İsyanı takip eden Lübnan asıllı İsveçli muhabir Kassem Hamadé, bir kaynağın kendisine, Trablus'ta Es-Sadr'ın kalıntılarının bulunabileceği gizli bir morgdan bahsettiğini söyledi.
Kendisine gösterilen odadaki buzdolabında 17 ceset vardı; biri çocuğa, kalanlar ise yetişkin erkeklere aitti. Kassem'e bu kişilerin yaklaşık 30 yıldır ölü olduğu söylendi; bu da es-Sadr'ın zaman çizelgesine uyuyordu. Sadece bir ceset es-Sadr'a benziyordu.
Kassem bana şöyle dedi:
"Şu çekmeceyi [morg görevlisi] açtı, cesedi ortaya çıkardı ve iki şey hemen dikkatimi çekti."

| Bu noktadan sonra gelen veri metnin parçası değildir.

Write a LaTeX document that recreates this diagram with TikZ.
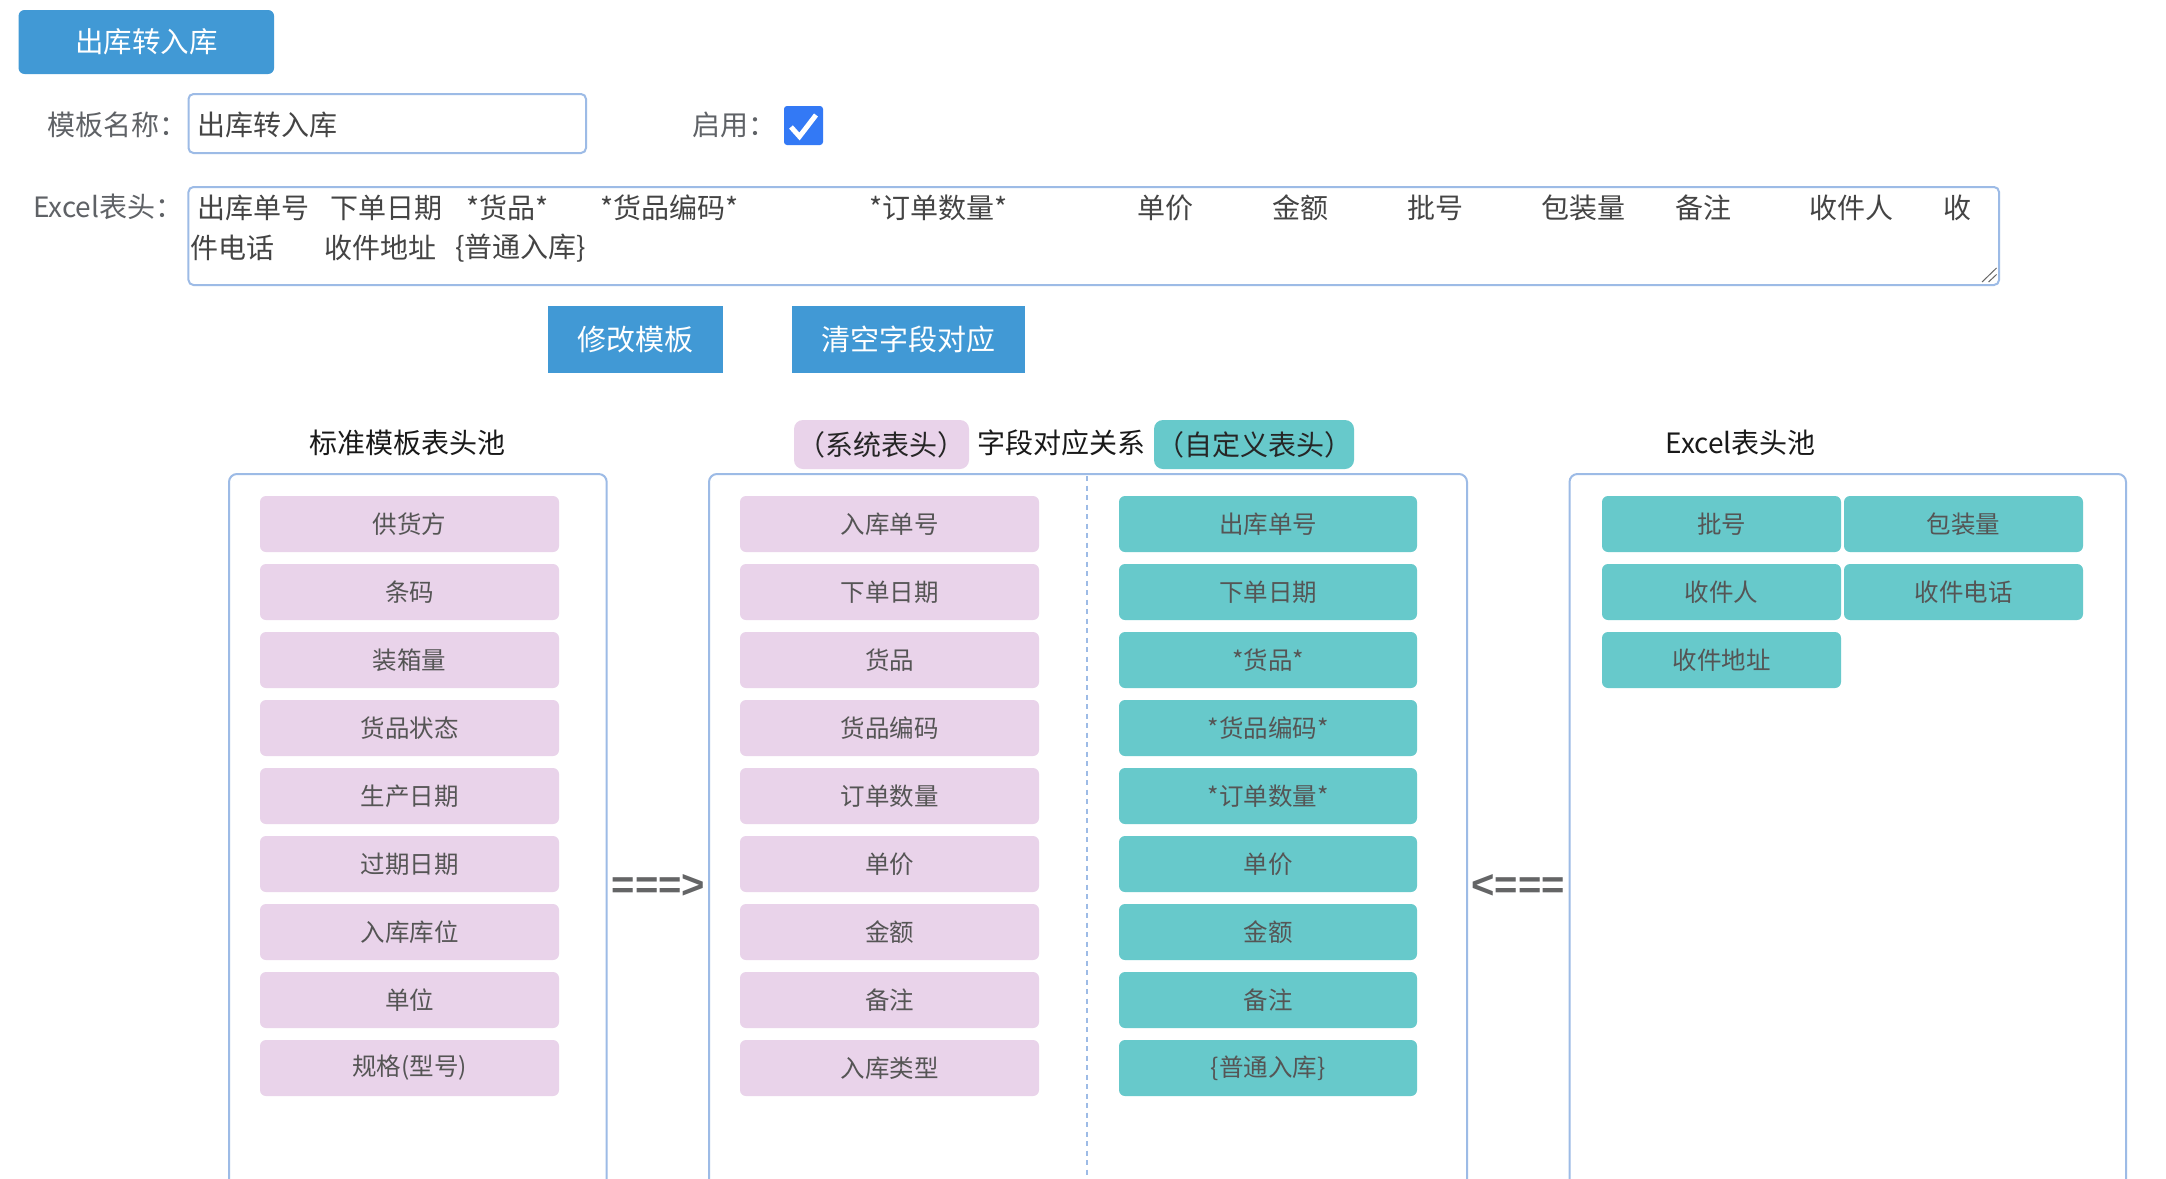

Kassem, ilk olarak, cesedin yüzünün, ten renginin ve saçlarının, aradan geçen zamana rağmen hâlâ es-Sadr'ınkine benzediğini söyledi.
İkinci olarak da, bu kişinin idam edildiğini belirtti.
Ya da en azından, kafatasına dayanarak Kassem'in varsayımı buydu. Sanki alnına ağır bir darbe almış ya da sol gözünün üzerinden bir kurşunla delinmiş gibi görünüyordu.
Peki bunun es-Sadr olduğundan nasıl emin olabilirdik?
Kassem'in morgda çektiği fotoğrafı, 20 yıldır Derin Yüz Tanıma adı verilen benzersiz bir algoritma geliştiren Bradford Üniversitesi'ndeki bir ekibe götürdük. Bu algoritma, fotoğraflar arasındaki karmaşık benzerlikleri tespit ediyor. Kusurlu görüntülerde bile yapılan testler son derece güvenilir.
Ekibi yöneten Prof. Ugail, morgdaki görüntüyü Es-Sadr'ın hayatının farklı evrelerindeki dört fotoğrafıyla karşılaştırmayı kabul etti. Yazılım daha sonra morg görüntüsüne 100 üzerinden genel bir puan verecekti. Puan ne kadar yüksekse, cesedin aynı kişi veya bir aile üyesi olma olasılığı da o kadar yüksekti.
Görüntü 50'nin altında puan aldıysa, kişi muhtemelen Es-Sadr ile akraba değildi. 60 ile 70 arası puan, kişinin Es-Sadr veya yakın bir akrabası olduğu anlamına geliyordu. 70 veya üzeri puan ise doğrudan eşleşme demekti.
Fotoğraf 60'larda bir puan aldı. Prof. Ugail, bunun "yüksek olasılıkla" Es-Sadr'ın fotoğrafı olduğunu söyledi. Profesör bu sonucu test etmek için aynı algoritmayı kullanarak fotoğrafı Es-Sadr'ın ailesinden altı kişinin fotoğrafıyla ve ardından ona bir şekilde benzeyen 100 rastgele Ortadoğulu erkeğin fotoğrafıyla karşılaştırdı.
Aile fotoğrafları, rastgele yüzlerden çok daha iyi puan aldı. Ancak en iyi sonuç, morg görüntüsü ile Es-Sadr'ın hayattayken çekilmiş fotoğrafları arasındaki karşılaştırma oldu.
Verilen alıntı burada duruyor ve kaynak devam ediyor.